Dans ce cas, le Juge des tutelles désigne une personne qualifiée ou un service d’assistance sociale ou d’éducation ou un service de protection judiciaire de l’enfance pour apporter aide et conseil à la famille, afin de suivre le développement de l’enfant et de lui en faire périodiquement rapport (article 28).

III) La tutelle (articles 52 à 118)

Le projet de loi précise la définition de la notion de tutelle en précisant l’objectif principal qui est la protection du mineur (article 52).
En outre, le projet de loi précise que, même si la tutelle ne se transmet pas aux héritiers du tuteur décédé, ceux-ci demeurent responsables de la gestion de leur auteur. Ainsi, la mauvaise gestion du tuteur ne préjudicie pas aux intérêts patrimoniaux de l’enfant après le décès du tuteur.
Le projet de loi prévoit également que les fonctions de juge des tutelles soient confiées à un juge dont les activités professionnelles y sont exclusivement consacrées parce qu’il s’agit d’une charge importante et très prenante (article 55).
Enfin, le projet de loi précise que le refus de déférer aux injonctions du juge des tutelles est passible de sanction pénale (un emprisonnement d’un à trois mois et une amende de 100.000 à 500.000 francs, article 56 alinéa 3).

IV) Les règles de procédure (articles 127 à 158)

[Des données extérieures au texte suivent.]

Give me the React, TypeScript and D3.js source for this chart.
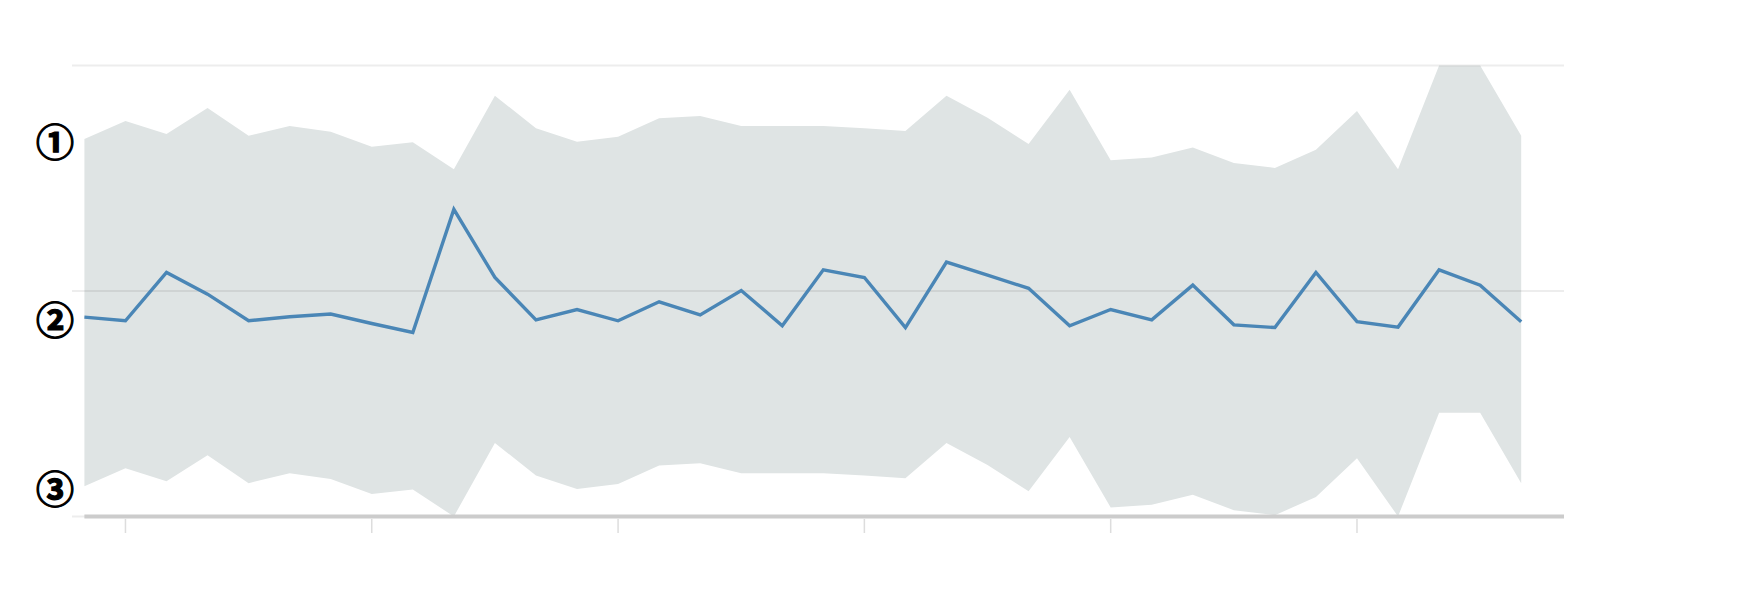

Le projet de loi dispose que le mineur est obligatoirement assisté d’un défenseur lorsqu’une mesure d’assistance éducative doit être prise (article 142).
S’agissant des procédures contentieuses touchant les mineurs, le projet de loi prévoit de nouvelles modalités à la tentative de conciliation, préalable obligatoire devant le Juge des tutelles.
Ainsi, le Juge des tutelles peut désormais déléguer cette mission au service chargé de la protection judiciaire de l’enfance institué au sein de chaque tribunal ou à tout autre organe agissant dans le domaine de la protection de l’enfance dont il homologue, en cas de réussite, le procès-verbal de conciliation (Article 140).